Title: Detecting Intact Forests from Space: Hot Spots of Loss, Deforestation and the UNFCCC
Publisher: Springer-Verlag
Publication Year: 2009
JRC N°: JRC53179
ISBN: 978-3-540-92705-1
URI: http://www.springer.com/life+sci/ecology/book/978-3-540-92705-1?detailsPage=toc; http://www.springer.com/cda/content/document/cda_downloaddocument/9783540927051-t1.pdf?SGWID=0-0-45-761407-p173873606
DOI: 10.1007/978-3-540-92706-8_18
Type: Articles in books
Abstract: Changes in forest cover have become recognised as an important global environmental issue. This chapter aims to synthesise what is known about areas and rates of forest-cover change in the tropics and boreal Eurasia from the 1990s onwards, based on data compiled from expert opinion and earth observation technology. Since the early 1990s, changes in forest area can be measured with confidence from space from the global to the regional scale (Mollicone et al. 2003). Forest-cover change (including deforestation) at the regional scale is the process of land-cover change that is most frequently measured. During the 1990s, rates of forestcover change were much higher in the tropics than in other parts of the world. In particular, the Amazon basin and Southeast Asia contain a concentration of deforestation hotspots, and more regional remote sensing studies cover the tropics than boreal zones.

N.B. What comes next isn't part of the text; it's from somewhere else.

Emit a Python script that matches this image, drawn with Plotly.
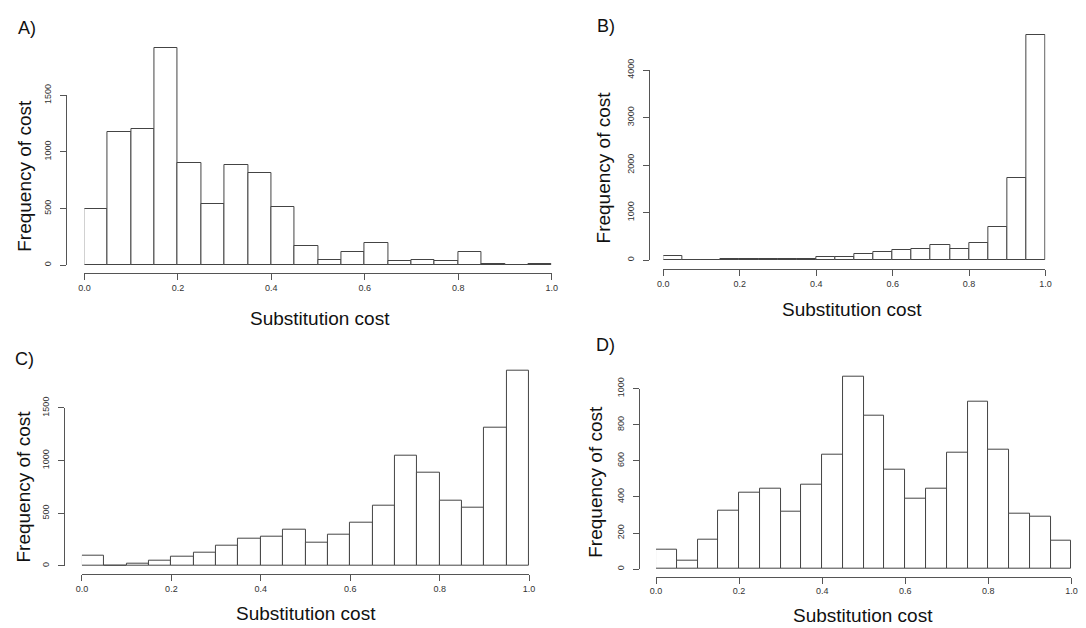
import plotly.graph_objects as go

# ---------------- data ----------------
bin_edges = [0.00, 0.05, 0.10, 0.15, 0.20, 0.25, 0.30, 0.35, 0.40, 0.45, 0.50,
             0.55, 0.60, 0.65, 0.70, 0.75, 0.80, 0.85, 0.90, 0.95, 1.00]

counts_A = [494, 1176, 1202, 1922, 905, 540, 881, 812, 514, 168,
            46, 113, 194, 38, 46, 38, 116, 12, 2, 6]
counts_B = [96, 7, 7, 14, 20, 24, 34, 34, 76, 76,
            138, 179, 220, 241, 324, 241, 365, 695, 1728, 4744]
counts_C = [96, 6, 19, 50, 84, 130, 196, 255, 273, 348,
            224, 295, 413, 571, 1043, 885, 615, 556, 1314, 1857]
counts_D = [105, 47, 161, 324, 424, 446, 319, 467, 634, 1067,
            848, 551, 389, 444, 647, 928, 663, 308, 288, 156]

x_tickvals = [0.0, 0.2, 0.4, 0.6, 0.8, 1.0]
x_ticktext = ["0.0", "0.2", "0.4", "0.6", "0.8", "1.0"]

panel_labels = ["A)", "B)", "C)", "D)"]
x_title = "Substitution cost"
y_title = "Frequency of cost"

# ---------------- layout geometry (pixels) ----------------
W, H = 1086, 628
panels = [
    dict(counts=counts_A, ytop=1500, dtick=500, x0=79.3, x1=551.8, y0=259.0, yt=86.0, top=0,
         yline=60.3, xline=267.5, lab=(21.5, 17.5), yt_pos=(18.7, 167.5), xt_pos=(318, 313)),
    dict(counts=counts_B, ytop=4000, dtick=1000, x0=664.7, x1=1051.1, y0=254.0, yt=60.3, top=0,
         yline=649.7, xline=263.3, lab=(607, 15), yt_pos=(604.5, 159.7), xt_pos=(855, 304)),
    dict(counts=counts_C, ytop=1500, dtick=500, x0=76.8, x1=528.9, y0=565.7, yt=404.7, top=330,
         yline=58.2, xline=574.0, lab=(19, 355), yt_pos=(18, 485), xt_pos=(303, 614)),
    dict(counts=counts_D, ytop=1000, dtick=200, x0=657.3, x1=1077.3, y0=569.0, yt=385.0, top=330,
         yline=639.9, xline=576.7, lab=(606, 340), yt_pos=(596.5, 480), xt_pos=(867, 616.7)),
]

FONT = "Liberation Sans, Arial, Helvetica, sans-serif"
LINE = "#555555"
TICKFONT = dict(family=FONT, size=9, color="#333333")

mids = [(bin_edges[i] + bin_edges[i + 1]) / 2 for i in range(len(bin_edges) - 1)]
widths = [bin_edges[i + 1] - bin_edges[i] for i in range(len(bin_edges) - 1)]

fig = go.Figure()
annotations = []
layout_axes = {}

for i, p in enumerate(panels):
    n = i + 1
    xa = "x" if n == 1 else f"x{n}"
    ya = "y" if n == 1 else f"y{n}"
    yd = f"y{n + 4}"                      # decoration axis (R-style detached y axis)
    # histogram bars on a hidden y axis that spans the whole panel height
    fig.add_trace(go.Bar(
        x=mids, y=p["counts"], width=widths,
        marker=dict(color="white", line=dict(color="#444444", width=1)),
        xaxis=xa, yaxis=ya, showlegend=False,
        hovertemplate="%{x}: %{y}<extra></extra>",
    ))
    # empty trace so the detached decoration y axis gets drawn
    fig.add_trace(go.Scatter(x=[], y=[], xaxis=xa, yaxis=yd, showlegend=False,
                             hoverinfo="skip"))
    xkey = "xaxis" if n == 1 else f"xaxis{n}"
    ykey = "yaxis" if n == 1 else f"yaxis{n}"
    dkey = f"yaxis{n + 4}"
    scale = p["ytop"] / (p["y0"] - p["yt"])          # data units per pixel
    layout_axes[xkey] = dict(
        domain=[p["x0"] / W, p["x1"] / W], range=[0, 1],
        anchor="free", position=1 - p["xline"] / H,
        showline=True, linecolor=LINE, linewidth=1,
        ticks="outside", ticklen=6, tickcolor=LINE, tickwidth=1,
        tickvals=x_tickvals, ticktext=x_ticktext, tickfont=TICKFONT,
        showgrid=False, zeroline=False, fixedrange=True,
    )
    layout_axes[ykey] = dict(
        domain=[1 - p["y0"] / H, 1 - p["top"] / H],
        range=[0, (p["y0"] - p["top"]) * scale],
        anchor=xa, visible=False, showgrid=False, zeroline=False, fixedrange=True,
    )
    layout_axes[dkey] = dict(
        domain=[1 - p["y0"] / H, 1 - p["yt"] / H], range=[0, p["ytop"]],
        anchor="free", position=p["yline"] / W,
        showline=True, linecolor=LINE, linewidth=1,
        ticks="outside", ticklen=6, tickcolor=LINE, tickwidth=1,
        tick0=0, dtick=p["dtick"], tickangle=-90, tickfont=TICKFONT,
        ticklabelstandoff=5,
        showgrid=False, zeroline=False, fixedrange=True,
    )
    annotations.append(dict(
        text=panel_labels[i], xref="paper", yref="paper",
        x=p["lab"][0] / W, y=1 - p["lab"][1] / H, xanchor="center", yanchor="middle",
        showarrow=False, font=dict(family=FONT, size=18, color="#111111")))
    annotations.append(dict(
        text=y_title, xref="paper", yref="paper", textangle=-90,
        x=p["yt_pos"][0] / W, y=1 - p["yt_pos"][1] / H, xanchor="center", yanchor="middle",
        showarrow=False, font=dict(family=FONT, size=19, color="#111111")))
    annotations.append(dict(
        text=x_title, xref="paper", yref="paper",
        x=p["xt_pos"][0] / W, y=1 - p["xt_pos"][1] / H, xanchor="center", yanchor="middle",
        showarrow=False, font=dict(family=FONT, size=19, color="#111111")))

fig.update_layout(
    width=W, height=H, margin=dict(l=0, r=0, t=0, b=0),
    paper_bgcolor="white", plot_bgcolor="rgba(0,0,0,0)",
    bargap=0, annotations=annotations, **layout_axes,
)

fig.write_html("out.html")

However, forest degradation in Eurasia, related mostly to unsustainable logging activities or increases in fire frequency, has been growing in recent years. In addition to reviewing the results from Earth observation studies, this chapter presents a potential accounting mechanism in the context of the United Nations Framework Convention on Climate Change (UNFCCC) question of reducing emissions from deforestation in developing countries (UNFCCC 2006), which builds on recent scientific achievements related to the estimation of tropical deforestation rates from Earth observation technology.